Paragraphs, quotations, page-breaks, epigraphs, and line groups

  • <p> </p> : paragraph. This tag pair sets off information that is contained in a paragraph format: prosaic description, dialogue, etc.

  • <q> </q> : quotation. This tag pair sets off a quotation.
    • A quotation is different from dialogue. The <q> </q> tags are used only for direct citations from other textual sources.
    • Example:
      <p>...though he was not a great adept in Latin, he remembered, and well understood, the advice contained in these words:
      <q>Leve fit quod bene fertur onus:</q>
      In English,
      <q>A burden becomes lightest when it is well borne;</q></p>

  • <pb n="1" /> : page-break. A page-break tag does just that--it puts a line in the document where a page-break should appear.
    • A page-break will usually take the attribute of a number that corresponds to the textual page from which it came.
    • If pages in the text are not numbered, as is usually the case with much of the front-matter, simply divide pages with <pb />.
    • A page-break does not take a closing tag. See the note on <pb /> tag in the Empty Tags section below.

  • <epigraph> : tags epigraphs that occur in the body of a text.
    • <cit> </cit> : The citation. This opening <cit> must immediately follow the opening <epigraph> tag and the <cit> must be closed immediately before the <epigraph> is closed.
    • <bibl> </bibl> : The bibliographic reference. This pair of tags must open and close around the title of the text and or the author of the text from which the epigraph comes. If there is no bibliographic reference, the pair must still be used, they will simply be empty.
    • For a good example of how to encode epigraphs, see James Branch Cabell's The Certain Hour.

  • <lg> </lg> : line groups. Identifies a group of lines, such as a stanza or a sonnet.
    • Each line within a line group must be tagged <l> which is often given a numbered attribute: <l n="14">.
    • For a good example of how to tag a few stanzas in poetry, see Poe's Annabel Lee.

Tables and Lists

  • Tables
    <table> </table> identifies a sequence of data that needs to be organized into specific rows and columns.
    • A table must be wrapped in paragraph (<p> </p>) tags.
    • <row> </row> identifies a row in a table.
    • <cell> </cell> identifies a single cell within that row.
    • For a good example of how to tag a table, see The 1893 World's Fair.
  • Lists
    <list> </list> identifies a sequence of items organized as a list.
    • Each item within the list is encoded with an <item> tag which often has the attribute n="".
    • For a good example of how to tag a list, see Sara Cone Bryant's How to Tell Stories to Children
    • For a good example of how to tag an advertisement as a list, see Eleanor H. Porter's Miss Billy--Married

Notes & Annotations

Many scholarly works contain annotations that require marking. Wherever possible, the body of a note should appear:

  • For Prose, Verse, and Drama notes will be listed at the end of each structural division in which their <note target=" "> counterparts exist (i.e. don't place <note id>'s at the end of each page--list them so they are ALL together prior to the close of their common division.)

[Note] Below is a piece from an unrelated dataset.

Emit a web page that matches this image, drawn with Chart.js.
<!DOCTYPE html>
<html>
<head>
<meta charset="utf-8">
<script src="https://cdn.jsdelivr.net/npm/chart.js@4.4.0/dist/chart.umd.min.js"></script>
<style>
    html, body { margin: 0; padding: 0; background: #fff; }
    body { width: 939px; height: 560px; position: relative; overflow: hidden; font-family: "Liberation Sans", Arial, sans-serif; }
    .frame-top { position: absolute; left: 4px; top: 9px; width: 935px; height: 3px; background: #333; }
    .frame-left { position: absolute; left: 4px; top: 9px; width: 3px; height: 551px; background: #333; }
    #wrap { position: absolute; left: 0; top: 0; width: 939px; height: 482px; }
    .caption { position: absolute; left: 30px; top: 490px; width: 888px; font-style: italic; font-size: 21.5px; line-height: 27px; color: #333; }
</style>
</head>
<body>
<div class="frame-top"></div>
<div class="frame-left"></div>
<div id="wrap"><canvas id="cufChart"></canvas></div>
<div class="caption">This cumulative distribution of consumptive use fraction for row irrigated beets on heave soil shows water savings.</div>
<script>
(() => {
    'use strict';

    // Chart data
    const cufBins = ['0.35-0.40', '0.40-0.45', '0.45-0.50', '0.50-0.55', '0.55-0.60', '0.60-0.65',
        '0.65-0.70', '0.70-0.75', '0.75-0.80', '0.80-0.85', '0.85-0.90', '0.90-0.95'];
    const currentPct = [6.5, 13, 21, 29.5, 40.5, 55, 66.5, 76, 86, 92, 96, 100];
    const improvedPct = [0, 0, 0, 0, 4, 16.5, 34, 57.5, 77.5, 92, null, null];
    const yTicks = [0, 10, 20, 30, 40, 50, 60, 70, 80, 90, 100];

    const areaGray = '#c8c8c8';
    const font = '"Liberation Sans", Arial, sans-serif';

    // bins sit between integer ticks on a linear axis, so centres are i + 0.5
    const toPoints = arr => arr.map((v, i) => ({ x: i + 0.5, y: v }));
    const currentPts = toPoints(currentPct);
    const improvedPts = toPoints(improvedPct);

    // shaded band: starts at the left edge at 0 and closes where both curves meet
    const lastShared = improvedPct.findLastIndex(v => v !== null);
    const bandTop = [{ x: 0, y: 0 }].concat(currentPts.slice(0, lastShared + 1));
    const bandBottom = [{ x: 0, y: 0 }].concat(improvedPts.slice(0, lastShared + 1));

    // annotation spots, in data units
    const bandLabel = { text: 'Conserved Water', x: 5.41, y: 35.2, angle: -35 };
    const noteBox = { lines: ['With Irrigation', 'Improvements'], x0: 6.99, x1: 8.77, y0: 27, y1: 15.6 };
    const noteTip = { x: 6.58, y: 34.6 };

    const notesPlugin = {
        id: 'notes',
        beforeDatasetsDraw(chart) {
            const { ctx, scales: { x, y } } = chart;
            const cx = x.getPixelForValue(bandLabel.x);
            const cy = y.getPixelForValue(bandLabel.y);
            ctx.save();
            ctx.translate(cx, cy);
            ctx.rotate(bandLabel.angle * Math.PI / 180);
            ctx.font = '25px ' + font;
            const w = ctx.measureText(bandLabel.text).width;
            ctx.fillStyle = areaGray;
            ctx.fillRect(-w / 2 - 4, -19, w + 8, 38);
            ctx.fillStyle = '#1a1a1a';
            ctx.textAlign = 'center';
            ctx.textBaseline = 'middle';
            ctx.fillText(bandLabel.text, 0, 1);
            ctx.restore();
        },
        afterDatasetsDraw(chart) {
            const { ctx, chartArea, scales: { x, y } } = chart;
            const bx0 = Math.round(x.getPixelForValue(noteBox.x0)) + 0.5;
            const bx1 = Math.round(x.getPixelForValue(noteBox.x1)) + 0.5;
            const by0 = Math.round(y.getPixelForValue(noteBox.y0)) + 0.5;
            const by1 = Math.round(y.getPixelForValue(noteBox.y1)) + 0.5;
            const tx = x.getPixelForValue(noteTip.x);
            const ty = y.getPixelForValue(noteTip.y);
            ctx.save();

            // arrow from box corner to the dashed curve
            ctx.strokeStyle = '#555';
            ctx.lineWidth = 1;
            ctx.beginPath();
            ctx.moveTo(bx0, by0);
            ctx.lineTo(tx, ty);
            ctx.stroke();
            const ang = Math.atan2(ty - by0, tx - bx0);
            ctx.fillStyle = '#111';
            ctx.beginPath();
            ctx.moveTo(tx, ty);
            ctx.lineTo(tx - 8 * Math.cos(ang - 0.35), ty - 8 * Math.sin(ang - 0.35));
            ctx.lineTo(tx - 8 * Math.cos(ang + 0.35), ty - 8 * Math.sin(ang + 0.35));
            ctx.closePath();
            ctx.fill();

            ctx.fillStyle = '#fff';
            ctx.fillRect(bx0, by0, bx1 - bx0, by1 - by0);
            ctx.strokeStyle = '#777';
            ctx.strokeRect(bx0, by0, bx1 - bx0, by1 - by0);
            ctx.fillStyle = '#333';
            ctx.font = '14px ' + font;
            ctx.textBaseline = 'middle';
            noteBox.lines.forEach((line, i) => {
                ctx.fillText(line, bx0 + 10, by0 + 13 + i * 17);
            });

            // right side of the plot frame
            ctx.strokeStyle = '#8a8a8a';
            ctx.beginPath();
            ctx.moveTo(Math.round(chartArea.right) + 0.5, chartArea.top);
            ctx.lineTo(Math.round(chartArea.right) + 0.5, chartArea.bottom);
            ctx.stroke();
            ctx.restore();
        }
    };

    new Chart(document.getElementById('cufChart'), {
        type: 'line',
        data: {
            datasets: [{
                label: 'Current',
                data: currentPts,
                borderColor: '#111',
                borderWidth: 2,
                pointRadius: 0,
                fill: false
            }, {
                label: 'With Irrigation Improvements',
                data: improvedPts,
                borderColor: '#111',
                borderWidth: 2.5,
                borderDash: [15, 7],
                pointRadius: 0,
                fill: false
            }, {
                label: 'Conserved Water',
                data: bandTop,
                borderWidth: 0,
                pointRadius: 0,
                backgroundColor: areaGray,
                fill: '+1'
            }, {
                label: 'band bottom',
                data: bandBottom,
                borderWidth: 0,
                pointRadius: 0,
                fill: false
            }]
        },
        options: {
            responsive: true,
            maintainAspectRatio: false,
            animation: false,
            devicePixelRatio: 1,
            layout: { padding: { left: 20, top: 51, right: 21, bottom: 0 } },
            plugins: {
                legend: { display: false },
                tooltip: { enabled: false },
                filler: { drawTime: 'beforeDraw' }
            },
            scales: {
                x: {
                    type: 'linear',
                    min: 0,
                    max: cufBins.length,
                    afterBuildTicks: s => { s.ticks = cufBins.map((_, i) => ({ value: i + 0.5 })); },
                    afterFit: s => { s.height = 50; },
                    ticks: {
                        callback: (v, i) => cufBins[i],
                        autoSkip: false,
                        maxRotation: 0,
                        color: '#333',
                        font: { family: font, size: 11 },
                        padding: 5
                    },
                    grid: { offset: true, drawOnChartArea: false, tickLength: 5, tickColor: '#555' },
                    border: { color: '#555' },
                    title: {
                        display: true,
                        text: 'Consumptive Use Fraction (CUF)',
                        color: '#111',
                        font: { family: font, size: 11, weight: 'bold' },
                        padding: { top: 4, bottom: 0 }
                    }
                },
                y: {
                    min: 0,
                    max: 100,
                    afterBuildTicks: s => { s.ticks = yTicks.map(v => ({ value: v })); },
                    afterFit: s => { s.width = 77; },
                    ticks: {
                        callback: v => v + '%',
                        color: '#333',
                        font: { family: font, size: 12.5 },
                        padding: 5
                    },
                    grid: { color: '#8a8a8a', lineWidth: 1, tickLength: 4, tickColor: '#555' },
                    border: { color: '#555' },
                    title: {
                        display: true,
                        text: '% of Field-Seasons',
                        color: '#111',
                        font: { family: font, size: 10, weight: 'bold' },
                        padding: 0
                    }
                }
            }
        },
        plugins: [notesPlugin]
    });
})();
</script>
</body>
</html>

<note> : contains a note or annotation. Attributes include:

  • "target": used in the text body to mark a place that refers to the footnote or annotation information. The "target" identification must be identical to its corresponding "id" reference so that they point to one another. They must both begin with an alpha character and can contain numbers, a dash, or a period.
    <p>"Well, that's Barnum's.<note target="n55">[55]</note>
  • "id": marks off the actual "note" information to which the <note target=" "> refers.
    <note id="n55">Since destroyed by fire, and rebuilt farther up Broadway, and again burned down in February.</note>
  • "n": the symbol or number used to mark the note's point of attachment to the main text.

Sample values include:

  • au: note by the author of the text.
  • ed: note added by the editor of the text.

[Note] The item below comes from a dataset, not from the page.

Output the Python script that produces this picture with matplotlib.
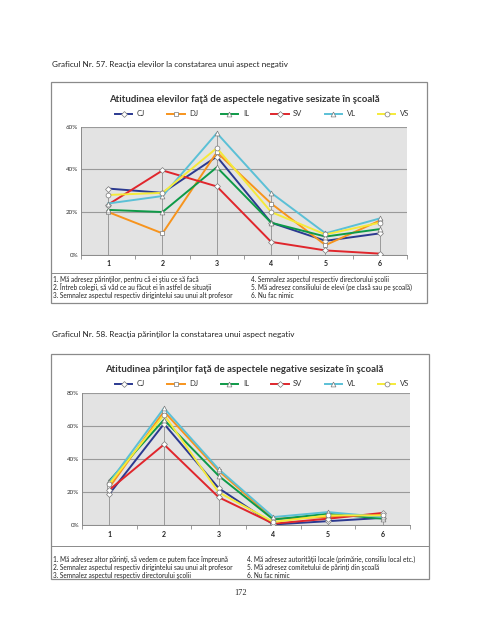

See Horatio Barber's The Aeroplane Speaks and Enrico Ferri's Criminal Sociology to see two different ways of tagging notes.

Empty Tags

Tags typically come in pairs, but some -- called empty tags -- are single markers. The most common "empty tags" you will see are:

  • The prose line-break: <lb/ >
  • The page-break: <pb />

    Other less-common empty tags are:

  • The milestone: <milestone />
  • The external pointer: <xptr />